Old English easteastan (adj., adv.) "east, easterly, eastward;" easte (n.), from Proto-Germanic *aust- "east," literally "toward the sunrise" (source also of Old Frisian ast "east," aster "eastward," Dutch oost Old Saxon ost, Old High German ostan, German Ost, Old Norse austr "from the east"), from PIE root *aus- (1) "to shine," especially of the dawn. The east is the direction in which dawn breaks

pied(adj.)

"parti-colored, variegated with spots of different colors," late 14c. (early 14c. in surnames), as if it were the past participle of a verb form of the Middle English noun pie "magpie" (see pie (n.2)), in reference to the bird's black and white plumage. Earliest use is in reference to the pyed freres, an order of friars who wore black and white. Also in pied piper (1845, in Browning's poem based on the German legend; used allusively by 1939)

pier(n.)

late Old English, pere, "support of a span of a bridge," from Medieval Latin pera, a word of unknown origin, perhaps from Old North French pire "a breakwater," from Vulgar Latin *petricus, from Latin petra "rock" (see petrous), but OED is against this. Meaning "solid structure in a harbor, used as a landing place for vessels; mole or jetty projecting out to protect vessels from the open sea" is attested from mid-15c.

The pied piper above brings me to research the old fable. Also above poet Robert Browning is mentioned:  

Robert Browning (7 May 1812 – 12 December 1889)

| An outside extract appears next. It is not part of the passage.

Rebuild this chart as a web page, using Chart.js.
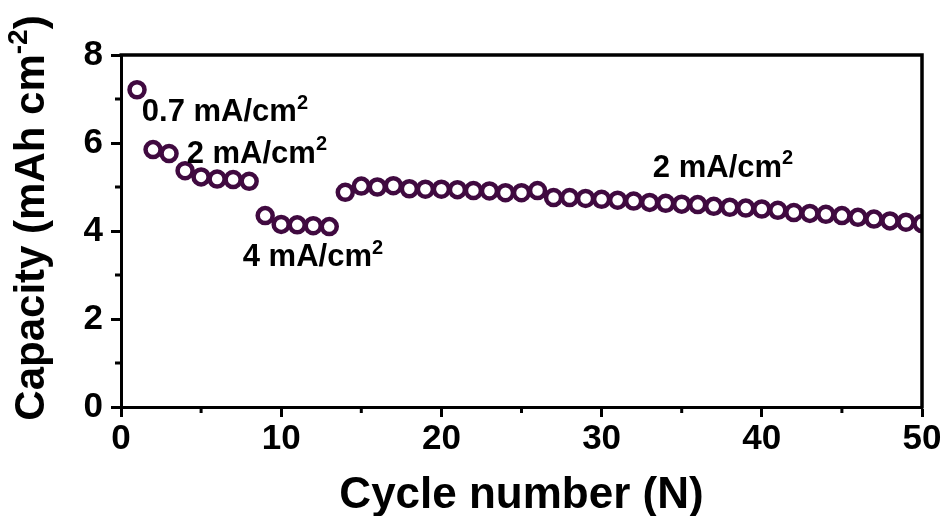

On investigating the Pied Piper wiki page, I came to the following cryptic connection re Russell’s date of birth

  • Eric Frank Russell (January 6, 1905 – February 28, 1978) 
So Saeid was born … and then died on Russell’s birthday!!
AI provides a brief on Russell’s version in “The Rhythm of the Rats”: 
    • Plot: A lone survivor of a crash finds a remote village with medieval customs, a deep fear of the dark, and an unusual reverence for rats, which they see as their children.